→ **Problem details**
Take the listing from its first line through the line that contains "const xMin = 2023.261, xMax = 2029.0;" and please retype those lines exactly, leaving out the pictures.

═══ Source material

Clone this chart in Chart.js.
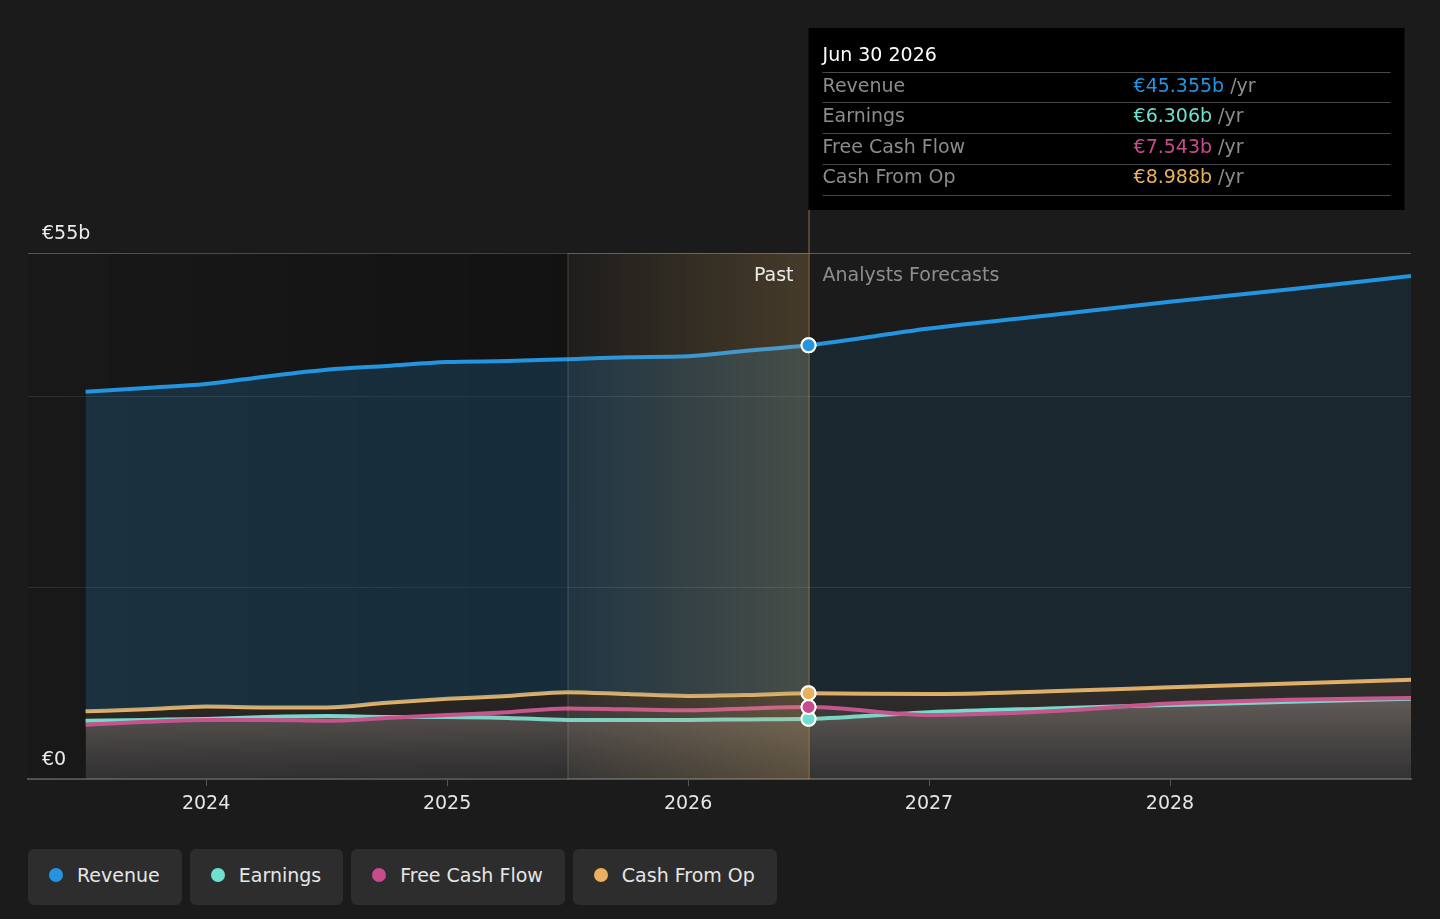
<!DOCTYPE html>
<html>
<head>
<meta charset="utf-8">
<script src="https://cdn.jsdelivr.net/npm/chart.js@4"></script>
<style>
  html, body { margin: 0; padding: 0; background: #1b1b1b; }
  body { width: 1440px; height: 919px; position: relative; overflow: hidden; font-family: 'DejaVu Sans', sans-serif; }
  #wrap { position: absolute; left: 0; top: 0; width: 1440px; height: 830px; }
  #legend { position: absolute; left: 28px; top: 849px; display: flex; gap: 8px; }
  .item { height: 56px; box-sizing: border-box; padding: 0 22px 5px 21px; background: #2d2d2d; border-radius: 6px;
          display: flex; align-items: center; color: #e6e6e6; font-size: 19px; }
  .dot { width: 14px; height: 14px; border-radius: 50%; margin-right: 14px; }
</style>
</head>
<body>
<div id="wrap"><canvas id="chart"></canvas></div>
<div id="legend"></div>
<script>
// data (values in € billions)
const years = [2023.5, 2023.75, 2024, 2024.25, 2024.5, 2024.75, 2025, 2025.25, 2025.5, 2025.75, 2026, 2026.25, 2026.5,
               2027, 2027.5, 2028, 2028.5, 2029];
const revenue  = [40.5, 40.9, 41.3, 42.1, 42.8, 43.2, 43.6, 43.7, 43.9, 44.1, 44.2, 44.8, 45.355, 47.1, 48.5, 49.9, 51.2, 52.6];
const earnings = [6.1, 6.2, 6.3, 6.5, 6.6, 6.5, 6.5, 6.4, 6.2, 6.2, 6.2, 6.25, 6.306, 7.0, 7.4, 7.75, 8.1, 8.4];
const fcf      = [5.7, 6.0, 6.2, 6.2, 6.1, 6.4, 6.7, 7.0, 7.4, 7.3, 7.2, 7.4, 7.543, 6.7, 7.1, 7.9, 8.3, 8.5];
const cfo      = [7.1, 7.3, 7.6, 7.5, 7.5, 8.0, 8.4, 8.7, 9.1, 8.9, 8.7, 8.8, 8.988, 8.9, 9.2, 9.6, 10.0, 10.4];
const yearTicks = [2024, 2025, 2026, 2027, 2028];
const yTicks = [0, 20, 40, 55];
const names = ['Revenue', 'Earnings', 'Free Cash Flow', 'Cash From Op'];
const colors = ['#2394df', '#6fe0cf', '#c84b8b', '#e8b060'];
const highlightStart = 2025.5;
const pastEnd = 2026.5;
const hoverLabel = 'Jun 30 2026';

const FONT = "'DejaVu Sans', sans-serif";
const xMin = 2023.261, xMax = 2029.0;

const pts = arr => arr.map((v, i) => ({x: years[i], y: v}));

function rgba(hex, a){
  const n = parseInt(hex.slice(1), 16);
  return `rgba(${n >> 16},${(n >> 8) & 255},${n & 255},${a})`;
}

// horizontal gradient: stronger in the past, weaker over forecasts
function revFill(ctx){
  const ch = ctx.chart;
  if (!ch.chartArea) return rgba(colors[0], 0.15);
  const x = ch.scales.x, a = ch.chartArea;
  const g = ch.ctx.createLinearGradient(a.left, 0, a.right, 0);
  const p = (x.getPixelForValue(pastEnd) - a.left) / (a.right - a.left);
  g.addColorStop(0, rgba(colors[0], 0.2));
  g.addColorStop(p, rgba(colors[0], 0.2));
  g.addColorStop(Math.min(p + 0.001, 1), rgba(colors[0], 0.1));
  g.addColorStop(1, rgba(colors[0], 0.1));
  return g;
}
function lowFill(alphaTop, alphaBot){
  return ctx => {
    const ch = ctx.chart;
    if (!ch.chartArea) return 'rgba(200,190,180,0.1)';
    const y = ch.scales.y;
    const g = ch.ctx.createLinearGradient(0, y.getPixelForValue(10), 0, y.getPixelForValue(0));
    g.addColorStop(0, `rgba(200,182,170,${alphaTop})`);
    g.addColorStop(1, `rgba(130,130,130,${alphaBot})`);
    return g;
  };
}

const markerRadius = ctx => (ctx.raw && ctx.raw.x === pastEnd ? 7 : 0);

const backdrop = {
  id: 'backdrop',
  beforeDatasetsDraw(chart){
    const {ctx, chartArea: a, scales: {x}} = chart;
    const hs = x.getPixelForValue(highlightStart);
    const g = ctx.createLinearGradient(a.left, 0, hs, 0);
    g.addColorStop(0, 'rgba(0,0,0,0.08)');
    g.addColorStop(1, 'rgba(0,0,0,0.3)');
    ctx.save();
    ctx.fillStyle = g;
    ctx.fillRect(a.left, a.top, hs - a.left, a.bottom - a.top);
    ctx.restore();
  },
  afterDatasetsDraw(chart){
    const {ctx, chartArea: a, scales: {x}} = chart;
    const hs = x.getPixelForValue(highlightStart);
    const pe = x.getPixelForValue(pastEnd);
    ctx.save();
    const g = ctx.createLinearGradient(hs, 0, pe, 0);
    g.addColorStop(0, 'rgba(225,175,95,0.02)');
    g.addColorStop(1, 'rgba(225,175,95,0.22)');
    ctx.fillStyle = g;
    ctx.fillRect(hs, a.top, pe - hs, a.bottom - a.top);
    ctx.strokeStyle = 'rgba(200,180,140,0.25)';
    ctx.lineWidth = 1;
    ctx.beginPath(); ctx.moveTo(hs + 0.5, a.top); ctx.lineTo(hs + 0.5, a.bottom); ctx.stroke();
    ctx.restore();
  },
  afterDraw(chart){
    const {ctx, chartArea: a, scales: {x, y}} = chart;
    const pe = x.getPixelForValue(pastEnd);
    ctx.save();
    // y labels
    ctx.font = `19px ${FONT}`;
    ctx.fillStyle = '#ececec';
    ctx.textBaseline = 'middle';
    ctx.textAlign = 'left';
    ctx.fillText('€55b', 42, y.getPixelForValue(55) - 19);
    ctx.fillText('€0', 42, y.getPixelForValue(0) - 19);
    // past / forecast labels
    ctx.textAlign = 'right';
    ctx.fillText('Past', pe - 15, a.top + 23);
    ctx.textAlign = 'left';
    ctx.fillStyle = '#8e8e8e';
    ctx.fillText('Analysts Forecasts', pe + 14, a.top + 23);

    // hover tooltip box
    const bx = pe, by = 28, bw = 596, bh = 182;
    ctx.fillStyle = '#000';
    ctx.fillRect(bx, by, bw, bh);
    ctx.strokeStyle = 'rgba(190,150,80,0.7)';
    ctx.lineWidth = 1;
    ctx.beginPath(); ctx.moveTo(pe + 0.5, by + bh); ctx.lineTo(pe + 0.5, a.bottom); ctx.stroke();
    ctx.fillStyle = '#ffffff';
    ctx.fillText(hoverLabel, bx + 14, 56);
    const lines = [72, 102, 133, 164, 195];
    ctx.strokeStyle = '#4a4a4a';
    lines.forEach(ly => { ctx.beginPath(); ctx.moveTo(bx + 14, ly + 0.5); ctx.lineTo(bx + bw - 14, ly + 0.5); ctx.stroke(); });
    const idx = years.indexOf(pastEnd);
    const vals = [revenue, earnings, fcf, cfo].map(s => s[idx]);
    const rows = [87, 117, 148, 178];
    names.forEach((n, i) => {
      ctx.fillStyle = '#8c8c8c';
      ctx.fillText(n, bx + 14, rows[i]);
      const v = '€' + vals[i].toFixed(3) + 'b';
      ctx.fillStyle = colors[i];
      ctx.fillText(v, bx + 325, rows[i]);
      const w = ctx.measureText(v + ' ').width;
      ctx.fillStyle = '#8c8c8c';
      ctx.fillText('/yr', bx + 325 + w, rows[i]);
    });
    ctx.restore();

    // markers on top of the highlight overlay
    chart.data.datasets.forEach((d, i) => {
      const el = chart.getDatasetMeta(i).data[years.indexOf(pastEnd)];
      if (el) el.draw(ctx, a);
    });
  }
};

const series = [revenue, earnings, fcf, cfo];
const fills = [
  {fill: 3, bg: revFill, order: 0},
  {fill: 'origin', bg: lowFill(0.3, 0.12), order: 3},
  {fill: 'origin', bg: lowFill(0.14, 0.07), order: 2},
  {fill: 'origin', bg: lowFill(0.13, 0.07), order: 1}
];

new Chart(document.getElementById('chart'), {
  type: 'line',
  data: {
    datasets: series.map((s, i) => ({
      label: names[i],
      data: pts(s),
      borderColor: colors[i],
      backgroundColor: fills[i].bg,
      fill: fills[i].fill,
      order: fills[i].order,
      borderWidth: 4,
      cubicInterpolationMode: 'monotone',
      pointRadius: markerRadius,
      pointBackgroundColor: colors[i],
      pointBorderColor: '#ffffff',
      pointBorderWidth: 2,
      pointHoverRadius: markerRadius
    }))
  },
  options: {
    responsive: true,
    maintainAspectRatio: false,
    animation: false,
    events: [],
    layout: {padding: {top: 253, left: 28, right: 29, bottom: 9}},
    plugins: {legend: {display: false}, tooltip: {enabled: false}},
    scales: {
      x: {
        type: 'linear',
        min: xMin, max: xMax,
        afterBuildTicks: sc => { sc.ticks = yearTicks.map(v => ({value: v})); },
        ticks: {color: '#e6e6e6', font: {family: FONT, size: 19}, padding: 6, autoSkip: false,
                maxRotation: 0, callback: v => String(v)},
        grid: {drawOnChartArea: false, drawTicks: true, tickLength: 7, color: '#555'},
        border: {color: '#555', width: 2}
      },
      y: {
        min: 0, max: 55,
        afterBuildTicks: sc => { sc.ticks = yTicks.map(v => ({value: v})); },
        ticks: {display: false},
        grid: {drawTicks: false, lineWidth: 1,
               color: c => c.tick.value === 55 ? '#5a5a5a' : (c.tick.value === 0 ? 'rgba(0,0,0,0)' : '#323232')},
        border: {display: false}
      }
    }
  },
  plugins: [backdrop]
});

const leg = document.getElementById('legend');
names.forEach((n, i) => {
  const d = document.createElement('div');
  d.className = 'item';
  d.innerHTML = `<span class="dot" style="background:${colors[i]}"></span>${n}`;
  leg.appendChild(d);
});
</script>
</body>
</html>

══════

→ **Output for this exercise**
Clone this chart in Chart.js.
<!DOCTYPE html>
<html>
<head>
<meta charset="utf-8">
<script src="https://cdn.jsdelivr.net/npm/chart.js@4"></script>
<style>
  html, body { margin: 0; padding: 0; background: #1b1b1b; }
  body { width: 1440px; height: 919px; position: relative; overflow: hidden; font-family: 'DejaVu Sans', sans-serif; }
  #wrap { position: absolute; left: 0; top: 0; width: 1440px; height: 830px; }
  #legend { position: absolute; left: 28px; top: 849px; display: flex; gap: 8px; }
  .item { height: 56px; box-sizing: border-box; padding: 0 22px 5px 21px; background: #2d2d2d; border-radius: 6px;
          display: flex; align-items: center; color: #e6e6e6; font-size: 19px; }
  .dot { width: 14px; height: 14px; border-radius: 50%; margin-right: 14px; }
</style>
</head>
<body>
<div id="wrap"><canvas id="chart"></canvas></div>
<div id="legend"></div>
<script>
// data (values in € billions)
const years = [2023.5, 2023.75, 2024, 2024.25, 2024.5, 2024.75, 2025, 2025.25, 2025.5, 2025.75, 2026, 2026.25, 2026.5,
               2027, 2027.5, 2028, 2028.5, 2029];
const revenue  = [40.5, 40.9, 41.3, 42.1, 42.8, 43.2, 43.6, 43.7, 43.9, 44.1, 44.2, 44.8, 45.355, 47.1, 48.5, 49.9, 51.2, 52.6];
const earnings = [6.1, 6.2, 6.3, 6.5, 6.6, 6.5, 6.5, 6.4, 6.2, 6.2, 6.2, 6.25, 6.306, 7.0, 7.4, 7.75, 8.1, 8.4];
const fcf      = [5.7, 6.0, 6.2, 6.2, 6.1, 6.4, 6.7, 7.0, 7.4, 7.3, 7.2, 7.4, 7.543, 6.7, 7.1, 7.9, 8.3, 8.5];
const cfo      = [7.1, 7.3, 7.6, 7.5, 7.5, 8.0, 8.4, 8.7, 9.1, 8.9, 8.7, 8.8, 8.988, 8.9, 9.2, 9.6, 10.0, 10.4];
const yearTicks = [2024, 2025, 2026, 2027, 2028];
const yTicks = [0, 20, 40, 55];
const names = ['Revenue', 'Earnings', 'Free Cash Flow', 'Cash From Op'];
const colors = ['#2394df', '#6fe0cf', '#c84b8b', '#e8b060'];
const highlightStart = 2025.5;
const pastEnd = 2026.5;
const hoverLabel = 'Jun 30 2026';

const FONT = "'DejaVu Sans', sans-serif";
const xMin = 2023.261, xMax = 2029.0;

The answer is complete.